While the university may not have been financially positioned to acquire the property, Father Giulietti’s favored access was a source of frustration, according to Wolford’s unnamed source.

Did he have means?

[William] Fisher, the Board of Directors chair who initiated the vote, works for the bishop as the diocese’s financial officer.

Did the Jesuits do it?  Well, three of them who are trustees were the proximate cause, no doubt of that.  The two other trustees, also Jesuits, were missing when they voted to get rid of one of them, Giulietti, in the absence of his sole supporter among them, Rev. Edward Glynn SJ, who was away at a family funeral.

These are the three:

Rev. Brian O’Donnell, the Jesuit community rector for Wheeling; the Rev. Gerard Stockhausen, president of the University of Detroit Mercy; and the Rev. Thomas F. Gleeson, a former president of the Jesuit School of Theology in Berkeley, Calif.
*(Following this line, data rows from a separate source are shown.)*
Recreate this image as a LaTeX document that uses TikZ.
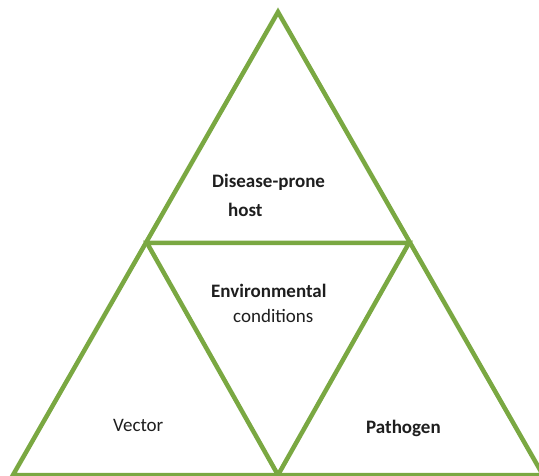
\documentclass[tikz,border=0pt]{standalone}
\usepackage{fontspec}
\setmainfont{Carlito}
\definecolor{leaf}{RGB}{122,168,66}
\definecolor{ink}{RGB}{30,30,30}
\begin{document}
\begin{tikzpicture}[x=1pt,y=-1pt,
  edge/.style={draw=leaf,line width=4.5pt,line join=miter},
  lbl/.style={anchor=base west,inner sep=0pt,text=ink,font=\fontsize{19}{23}\selectfont}]
\useasboundingbox (0,0) rectangle (539,476);
\clip (0,0) rectangle (539,476);
\coordinate (A) at (278,12);
\coordinate (L) at (13,475);
\coordinate (R) at (543,475);
\coordinate (ML) at (147,243);
\coordinate (MR) at (409,243);
\coordinate (MB) at (278,475);
\draw[edge] (A) -- (L) -- (R) -- cycle;
\draw[edge] (ML) -- (MR) -- (MB) -- cycle;
\node[lbl,font=\fontsize{19}{23}\selectfont\bfseries] (t1) at (212,188) {Disease-prone};
\node[lbl,font=\fontsize{19}{23}\selectfont\bfseries] (t2) at (228,217) {host};
\node[lbl,font=\fontsize{19}{23}\selectfont\bfseries] (t3) at (211,298) {Environmental};
\node[lbl] (t4) at (233,323) {conditions};
\node[lbl] (t5) at (113,431) {Vector};
\node[lbl,font=\fontsize{19}{23}\selectfont\bfseries] (t6) at (366,433) {Pathogen};
\end{tikzpicture}
\end{document}
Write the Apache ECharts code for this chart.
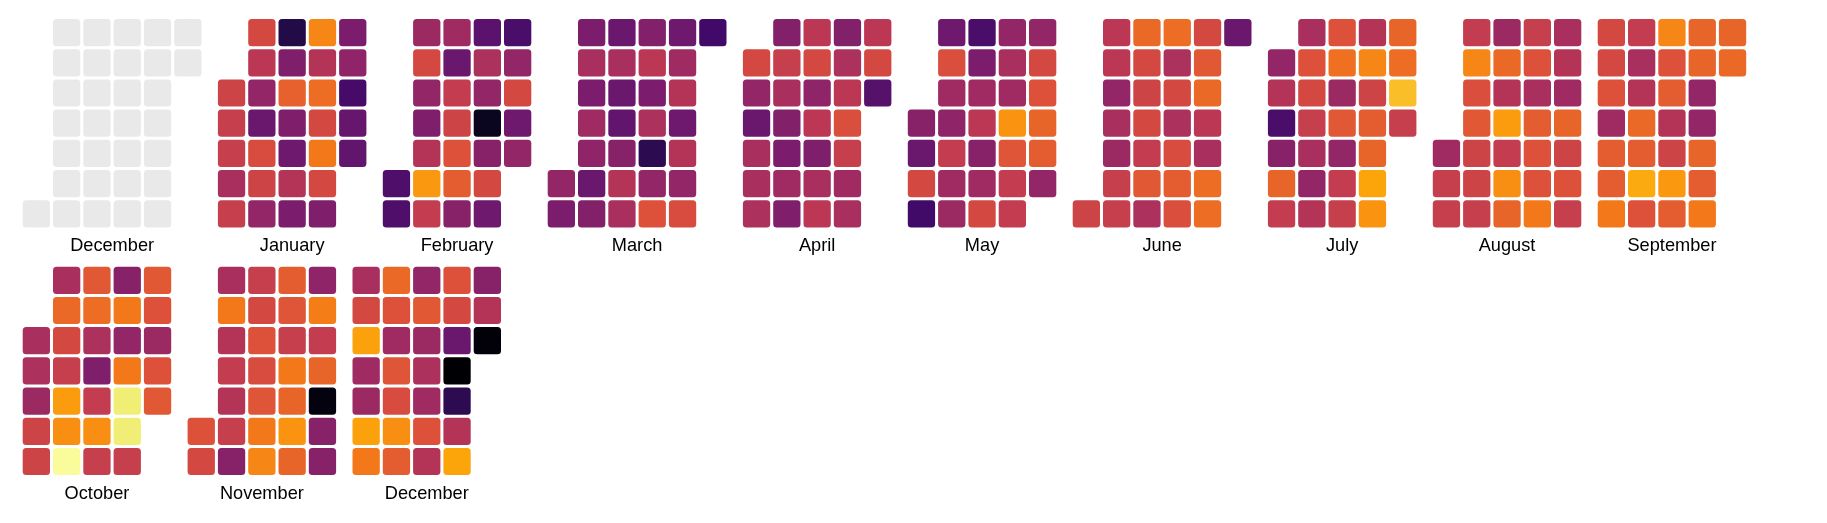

Gleeson unfortunately has a blot on his escutcheon, having been named

as a defendant in a highly publicized sexual harassment suit filed by a former male student in Berkeley. The suit, which alleged Gleeson had asked to masturbate with the young seminary student, settled out of court in 2000 with no admission of wrongdoing . . .

The three acted after the much bigger board of directors came just short of the 2/3 majority needed to fire Giulietti.  The trustees had apparently been quiescent, to go by Rudolph DiTrapano, a Charleston, WV, lawyer and member of the board.

“[Giulietti] survived the Board of Directors, then to add insult to injury some Board of Trustees I’d never heard of, three out of five show up, and overrule us,” DiTrapano said.

“I have not heard of any activity that the Board of Trustees embarked on [before this vote],” he adds. “It’s just bizarre that we were required to vote if our vote was meaningless.”

That is, Guilietti’s fate was sealed, in his view.  It’s still a mystery, but the Inside Higher Ed reporter, Jack Stripling, has done much to make it less mysterious.